And, if we set it up so that any time a user requests a ‘workspace’ aka ‘server’, the following happens:
2 containers get spun up - ideally as 2 separate pods (rather than 2 containers in a pod)
- Pod A: Lightweight, Linux desktop environment with limited tools and a modern browser, wrapped in Guacamole.
- Pod B: The usual single user server with a choice of interfaces running on customisable compute, etc.
- Pod A and Pod B can potentially be scheduled to run on different node pools with different resources, etc.
Pod B is only accessible from Pod A - enforced through network policy ?Calico.
Persistent storage is disabled on Pod A so that even if the user downloads data from JupyterLab served via Pod B - this ends up in Pod A which is entirely ephemeral and is lost when the user has to shutdown the server to access a different workspace. Pod A (Guacamole) prevents removal of data from the desktop environment.
Pod B gets its persistence storage through PV/PVC, in our case Azure File storage.
This prevents moving data from one workspace to another. Let’s discuss when we talk on Wednesday.

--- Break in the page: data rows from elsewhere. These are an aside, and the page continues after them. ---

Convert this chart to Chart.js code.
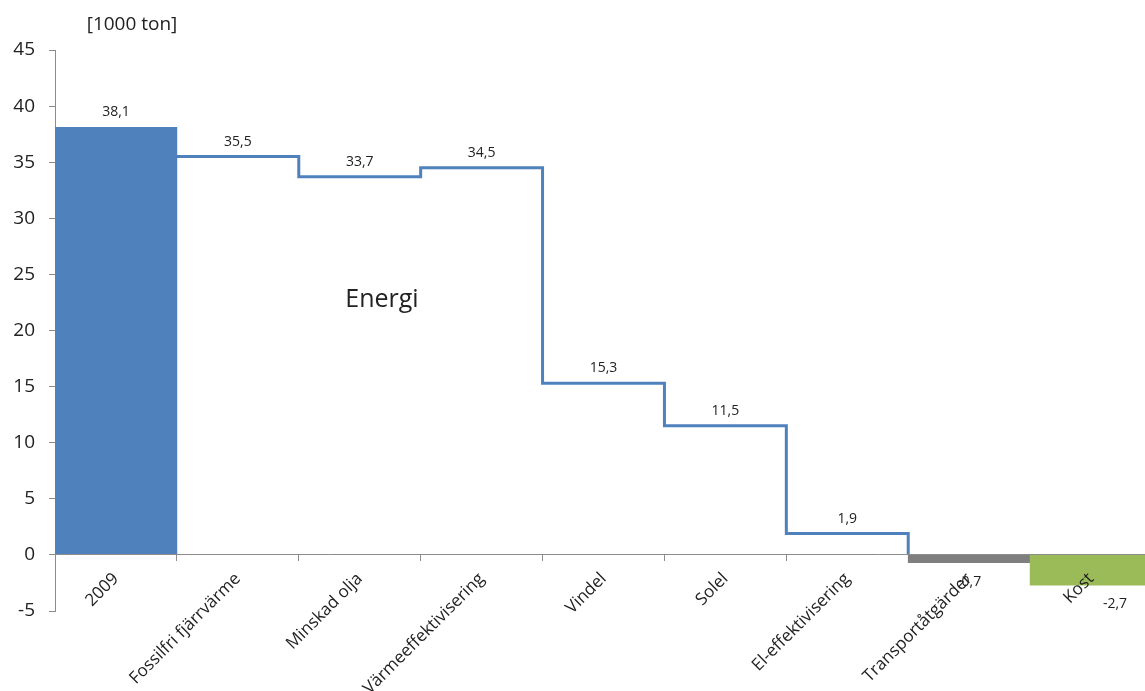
<!DOCTYPE html>
<html>
<head>
<meta charset="utf-8">
<script src="https://cdn.jsdelivr.net/npm/chart.js@4.4.1/dist/chart.umd.min.js"></script>
<style>
html,body{margin:0;padding:0;background:#fff;overflow:hidden;}
#wrap{width:1152px;height:691px;}
</style>
</head>
<body>
<div id="wrap"><canvas id="c" width="1152" height="691"></canvas></div>
<script>
const categories = ["2009","Fossilfri fjärrvärme","Minskad olja","Värmeeffektivisering","Vindel","Solel","El-effektivisering","Transportåtgärder","Kost"];
const values = [38.1, 35.5, 33.7, 34.5, 15.3, 11.5, 1.9, -0.7, -2.7];
const labelTexts = ["38,1","35,5","33,7","34,5","15,3","11,5","1,9","-0,7","-2,7"];
const barIndices = [0, 7, 8];
const lineIndices = [1, 2, 3, 4, 5, 6];
const yTicks = [-5, 0, 5, 10, 15, 20, 25, 30, 35, 40, 45];
const unitLabel = "[1000 ton]";
const sectionLabel = "Energi";

const FONT = "'Open Sans', 'Liberation Sans', sans-serif";
const BLUE = "#4F81BD", GRAY = "#7F7F7F", GREEN = "#9BBB59";
const barColors = [BLUE, null, null, null, null, null, null, GRAY, GREEN];

const barData = values.map((v, i) => barIndices.includes(i) ? v : null);
const linePts = [];
lineIndices.forEach(i => {
  linePts.push({x: i - 0.5, y: values[i]});
  linePts.push({x: i + 0.5, y: values[i]});
});
linePts.push({x: lineIndices[lineIndices.length - 1] + 0.5, y: 0});

const textPlugin = {
  id: 'texts',
  afterDraw(chart) {
    const ctx = chart.ctx;
    const xs = chart.scales.x, ys = chart.scales.y;
    ctx.save();
    ctx.fillStyle = '#222';
    ctx.font = "14px " + FONT;
    ctx.textAlign = 'center';
    ctx.textBaseline = 'middle';
    values.forEach((v, i) => {
      let x = xs.getPixelForValue(i);
      const y = ys.getPixelForValue(v);
      if (v >= 0) {
        ctx.fillText(labelTexts[i], x, y - 15);
      } else {
        if (i === values.length - 1) x += 24;
        ctx.fillText(labelTexts[i], x, y + 19);
      }
    });
    ctx.font = "19px " + FONT;
    ctx.fillText(unitLabel, 132, 25);
    ctx.font = "25px " + FONT;
    ctx.fillText(sectionLabel, 382, 300);
    ctx.restore();
  }
};

new Chart(document.getElementById('c'), {
  data: {
    labels: categories,
    datasets: [
      {
        type: 'bar',
        data: barData,
        backgroundColor: barColors,
        barPercentage: 1,
        categoryPercentage: 1,
        grouped: false,
        xAxisID: 'x',
        yAxisID: 'y',
        order: 2
      },
      {
        type: 'line',
        data: linePts,
        borderColor: BLUE,
        borderWidth: 3,
        pointRadius: 0,
        fill: false,
        tension: 0,
        xAxisID: 'xl',
        yAxisID: 'y',
        order: 1
      }
    ]
  },
  plugins: [textPlugin],
  options: {
    responsive: false,
    animation: false,
    layout: {padding: {top: 50, bottom: 80, left: 0, right: 0}},
    plugins: {legend: {display: false}, tooltip: {enabled: false}},
    scales: {
      x: {
        type: 'category',
        position: {y: 0},
        offset: true,
        grid: {offset: true, drawOnChartArea: false, drawTicks: true, tickLength: 6, color: '#8c8c8c'},
        border: {color: '#8c8c8c', width: 1, z: 1},
        ticks: {font: {size: 17, family: FONT}, color: '#222', maxRotation: 45, minRotation: 45, autoSkip: false, padding: 8, z: 1}
      },
      xl: {
        type: 'linear',
        display: false,
        min: -0.5,
        max: categories.length - 0.5
      },
      y: {
        min: yTicks[0],
        max: yTicks[yTicks.length - 1],
        afterFit: s => { s.width = 55; },
        afterBuildTicks: s => { s.ticks = yTicks.map(v => ({value: v})); },
        grid: {drawOnChartArea: false, drawTicks: true, tickLength: 6, color: '#8c8c8c'},
        border: {color: '#8c8c8c', width: 1},
        ticks: {font: {size: 19, family: FONT}, color: '#222', padding: 14}
      }
    }
  }
});
</script>
</body>
</html>
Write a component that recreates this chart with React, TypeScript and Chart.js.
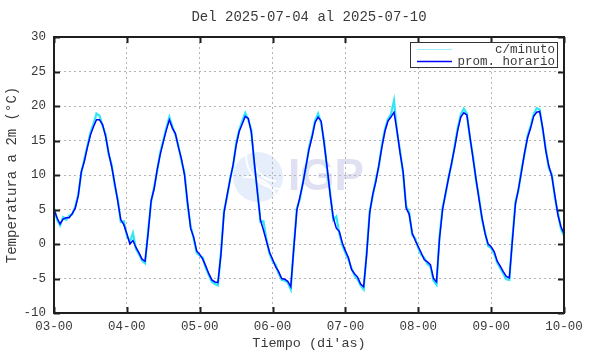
import { useEffect, useRef } from "react";
import { Chart, registerables } from "chart.js";

Chart.register(...registerables);

const TITLE = "Del 2025-07-04 al 2025-07-10";
const Y_TITLE = "Temperatura a 2m (°C)";
const X_TITLE = "Tiempo (di'as)";
const LEGEND_LABELS = ["c/minuto", "prom. horario"];
const START_DAY = 3;
const END_DAY = 10;
const xTickLabels = ["03-00", "04-00", "05-00", "06-00", "07-00", "08-00", "09-00", "10-00"];
const Y_MIN = -10;
const Y_MAX = 30;
const Y_STEP = 5;

// hourly average temperature (°C), from 03-00 to 10-00
const hourlyAvg = [
  // day 03
  5.0, 3.8, 2.9, 3.6, 3.8, 3.8, 4.4, 5.2, 7.0, 10.5, 12.0, 14.0, 15.8, 17.0, 18.0, 18.0, 17.3, 15.6, 13.2, 11.2, 8.8, 6.2, 3.5, 2.8,
  // day 04
  1.5, 0.0, 0.5, -0.5, -1.3, -2.2, -2.5, 1.5, 6.3, 8.0, 10.8, 13.0, 14.8, 16.5, 18.0, 16.8, 16.0, 14.0, 12.3, 10.0, 6.0, 2.3, 1.0, -1.0,
  // day 05
  -1.5, -2.2, -3.2, -4.3, -5.2, -5.5, -5.6, -1.5, 4.5, 7.0, 9.3, 11.5, 14.3, 16.3, 17.4, 18.5, 18.2, 16.2, 11.8, 7.5, 3.5, 2.0, 0.4, -1.2,
  // day 06
  -2.2, -3.3, -4.0, -5.0, -5.1, -5.4, -6.2, -0.6, 4.9, 6.8, 8.8, 11.3, 13.7, 15.5, 17.6, 18.4, 17.8, 14.5, 11.0, 7.0, 3.8, 2.3, 1.8, 0.1,
  // day 07
  -1.0, -2.0, -3.7, -4.3, -4.8, -5.8, -6.2, -1.5, 4.5, 7.2, 9.0, 11.4, 14.0, 16.3, 17.8, 18.4, 19.1, 16.4, 13.2, 10.5, 5.2, 4.3, 1.6, 0.5,
  // day 08
  -0.4, -1.3, -2.3, -2.6, -3.0, -5.0, -5.5, 0.8, 5.0, 7.4, 9.6, 11.8, 14.0, 16.5, 18.4, 19.0, 18.7, 15.6, 12.5, 9.5, 6.5, 3.8, 1.5, 0.0,
  // day 09
  -0.4, -1.1, -2.5, -3.2, -4.0, -4.7, -4.9, 0.5, 5.8, 8.0, 10.5, 13.2, 15.4, 16.8, 18.5, 19.1, 19.2, 16.8, 13.5, 11.3, 9.8, 7.0, 4.2, 2.5,
  // 10-00
  1.5,
];

// per-minute readings (sampled), showing the spikes seen around the hourly curve
const perMinute = [
  // day 03
  5.2, 3.5, 2.7, 3.9, 3.5, 4.1, 4.3, 5.4, 7.2, 10.3, 12.3, 14.2, 16.1, 17.4, 18.9, 18.6, 17.1, 15.9, 13.0, 11.5, 8.5, 6.5, 3.2, 3.3,
  // day 04
  1.2, 0.3, 1.6, -0.7, -1.5, -2.4, -2.8, 1.9, 6.1, 8.3, 10.6, 13.3, 15.0, 16.8, 18.4, 17.0, 15.8, 14.2, 12.0, 10.3, 5.7, 2.6, 0.8, -1.3,
  // day 05
  -1.7, -2.0, -3.5, -4.5, -5.5, -5.8, -6.0, -1.2, 4.8, 6.8, 9.5, 11.3, 14.6, 16.5, 17.8, 19.0, 18.0, 16.5, 11.5, 7.8, 3.2, 3.3, 0.6, -1.4,
  // day 06
  -2.5, -3.0, -4.3, -5.2, -5.3, -5.6, -6.6, -0.3, 5.2, 6.5, 9.0, 11.1, 14.0, 15.7, 17.9, 18.9, 17.5, 14.8, 10.7, 7.3, 3.5, 4.0, 1.5, -0.2,
  // day 07
  -1.3, -2.3, -3.5, -4.6, -5.1, -6.0, -6.6, -1.2, 4.8, 7.0, 9.3, 11.2, 14.3, 16.6, 18.1, 18.8, 20.8, 16.2, 13.5, 10.2, 5.5, 4.6, 1.3, 0.8,
  // day 08
  -0.6, -1.6, -2.0, -2.9, -3.3, -5.3, -5.9, 1.1, 5.3, 7.2, 9.8, 11.6, 14.3, 16.8, 18.8, 19.6, 18.9, 15.4, 12.8, 9.2, 6.8, 3.5, 1.7, -0.3,
  // day 09
  -0.6, -1.4, -2.7, -3.5, -4.3, -5.1, -5.2, 0.8, 6.1, 7.8, 10.8, 13.0, 15.7, 17.1, 18.8, 19.7, 19.5, 16.5, 13.8, 11.0, 10.1, 6.7, 4.5, 2.2,
  // 10-00
  1.2,
];

const FONT = "'Liberation Mono', 'DejaVu Sans Mono', monospace";
const TEXT_COLOR = "#3a3a3a";
const CYAN = "#2ee8f8";
const BLUE = "#0000ff";

function toPoints(values: number[]) {
  return values.map((v, i) => ({ x: START_DAY + i / 24, y: v }));
}

const framePlugin = {
  id: "gnuplotFrame",
  beforeDraw(chart: any) {
    const { ctx } = chart;
    const { left, right, top, bottom } = chart.chartArea;
    const cx = left + (right - left) * 0.4;
    const cy = (top + bottom) / 2 + 2;
    ctx.save();
    // watermark logo
    ctx.fillStyle = "#e6eefb";
    ctx.beginPath();
    ctx.arc(cx, cy, 25, 0, Math.PI * 2);
    ctx.fill();
    ctx.strokeStyle = "#ffffff";
    ctx.lineWidth = 2;
    ctx.beginPath();
    ctx.arc(cx + 18, cy - 18, 22, Math.PI * 0.5, Math.PI * 1.0);
    ctx.stroke();
    ctx.beginPath();
    ctx.arc(cx + 22, cy - 22, 34, Math.PI * 0.5, Math.PI * 1.0);
    ctx.stroke();
    ctx.beginPath();
    ctx.arc(cx - 10, cy + 30, 30, Math.PI * 1.45, Math.PI * 1.95);
    ctx.stroke();
    ctx.fillStyle = "#e0e0f3";
    ctx.font = "bold 44px 'Liberation Sans', Arial, sans-serif";
    ctx.textBaseline = "middle";
    ctx.textAlign = "left";
    ctx.fillText("IGP", cx + 30, cy + 1);
    ctx.restore();
  },
  afterDraw(chart: any) {
    const { ctx } = chart;
    const { left, right, top, bottom } = chart.chartArea;
    const xs = chart.scales.x;
    const ys = chart.scales.y;
    ctx.save();
    ctx.strokeStyle = "#1e1e1e";
    ctx.lineWidth = 2;
    ctx.setLineDash([]);
    // inward tick marks
    xs.ticks.forEach((t: any) => {
      const px = Math.round(xs.getPixelForValue(t.value)) + 0.5;
      ctx.beginPath();
      ctx.moveTo(px, bottom);
      ctx.lineTo(px, bottom - 6);
      ctx.moveTo(px, top);
      ctx.lineTo(px, top + 6);
      ctx.stroke();
    });
    ys.ticks.forEach((t: any) => {
      const py = Math.round(ys.getPixelForValue(t.value)) + 0.5;
      ctx.beginPath();
      ctx.moveTo(left, py);
      ctx.lineTo(left + 6, py);
      ctx.moveTo(right, py);
      ctx.lineTo(right - 6, py);
      ctx.stroke();
    });
    ctx.strokeRect(left, top, right - left, bottom - top);

    // legend box (top right, inside plot)
    const boxRight = right - 7;
    const boxLeft = right - 154;
    const boxTop = top + 5;
    const boxBottom = top + 30;
    ctx.fillStyle = "#ffffff";
    ctx.fillRect(boxLeft, boxTop, boxRight - boxLeft, boxBottom - boxTop);
    ctx.lineWidth = 1;
    ctx.strokeStyle = "#333333";
    ctx.strokeRect(boxLeft + 0.5, boxTop + 0.5, boxRight - boxLeft, boxBottom - boxTop);
    const colors = ["#9ff0fa", BLUE];
    const widths = [1.2, 1.5];
    ctx.font = "12.5px " + FONT;
    ctx.textAlign = "right";
    ctx.textBaseline = "middle";
    LEGEND_LABELS.forEach((label, i) => {
      const ly = boxTop + 7 + i * 12;
      ctx.strokeStyle = colors[i];
      ctx.lineWidth = widths[i];
      ctx.beginPath();
      ctx.moveTo(boxLeft + 7, ly + 0.5);
      ctx.lineTo(boxLeft + 42, ly + 0.5);
      ctx.stroke();
      ctx.fillStyle = TEXT_COLOR;
      ctx.fillText(label, boxRight - 2, ly + 1);
    });
    ctx.restore();
  },
};

export default function App() {
  const canvasRef = useRef<HTMLCanvasElement | null>(null);

  useEffect(() => {
    const canvas = canvasRef.current;
    if (!canvas) return;
    const chart = new Chart(canvas, {
      type: "line",
      data: {
        datasets: [
          {
            label: LEGEND_LABELS[0],
            data: toPoints(perMinute),
            borderColor: CYAN,
            borderWidth: 2.2,
            pointRadius: 0,
            tension: 0,
            order: 2,
          },
          {
            label: LEGEND_LABELS[1],
            data: toPoints(hourlyAvg),
            borderColor: BLUE,
            borderWidth: 1.5,
            pointRadius: 0,
            tension: 0,
            order: 1,
          },
        ],
      },
      options: {
        animation: false,
        responsive: false,
        devicePixelRatio: 1,
        layout: { padding: { left: 0, right: 26, top: 0, bottom: 0 } },
        plugins: {
          legend: { display: false },
          tooltip: { enabled: false },
          title: {
            display: true,
            text: TITLE,
            fullSize: false,
            color: TEXT_COLOR,
            font: { family: FONT, size: 14, weight: "normal" },
            padding: { top: 9, bottom: 11.2 },
          },
        },
        scales: {
          x: {
            type: "linear",
            min: START_DAY,
            max: END_DAY,
            afterFit(scale: any) {
              scale.height = 41;
            },
            ticks: {
              stepSize: 1,
              autoSkip: false,
              maxRotation: 0,
              padding: 6,
              color: TEXT_COLOR,
              font: { family: FONT, size: 12.5 },
              callback: (v: any) => xTickLabels[Math.round(Number(v) - START_DAY)] ?? "",
            },
            grid: {
              color: "#b4b4b4",
              lineWidth: 1,
              drawTicks: false,
            },
            border: { display: false, dash: [2, 3] },
            title: {
              display: true,
              text: X_TITLE,
              color: TEXT_COLOR,
              font: { family: FONT, size: 13.5 },
              padding: { top: 0, bottom: 2 },
            },
          },
          y: {
            min: Y_MIN,
            max: Y_MAX,
            afterFit(scale: any) {
              scale.width = 54;
            },
            ticks: {
              stepSize: Y_STEP,
              padding: 8,
              color: TEXT_COLOR,
              font: { family: FONT, size: 12.5 },
            },
            grid: {
              color: "#b4b4b4",
              lineWidth: 1,
              drawTicks: false,
            },
            border: { display: false, dash: [2, 3] },
            title: {
              display: true,
              text: Y_TITLE,
              color: TEXT_COLOR,
              font: { family: FONT, size: 14 },
              padding: { top: 4, bottom: 0 },
            },
          },
        },
      },
      plugins: [framePlugin],
    } as any);
    return () => chart.destroy();
  }, []);

  return (
    <div style={{ position: "fixed", left: 0, top: 0, width: 590, height: 354, background: "#fff" }}>
      <canvas ref={canvasRef} width={590} height={354} style={{ display: "block" }} />
    </div>
  );
}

Let’s drag one more person to the party
@yuvipanda - I have been looking at this → [Request for Implementations] Disabling downloads from a JupyterHub in the context of this → Secure data environment for NHS health and social care data - policy guidelines - GOV.UK.
Will be great to get your thoughts. NHS England has budgeted £100m for Secure Data Environments and seeing that a major chunk of data science happens within the Jupyter universe, will be good to discover what is possible and what has already been done. I love z2jh and will be great to see what others are doing in this space.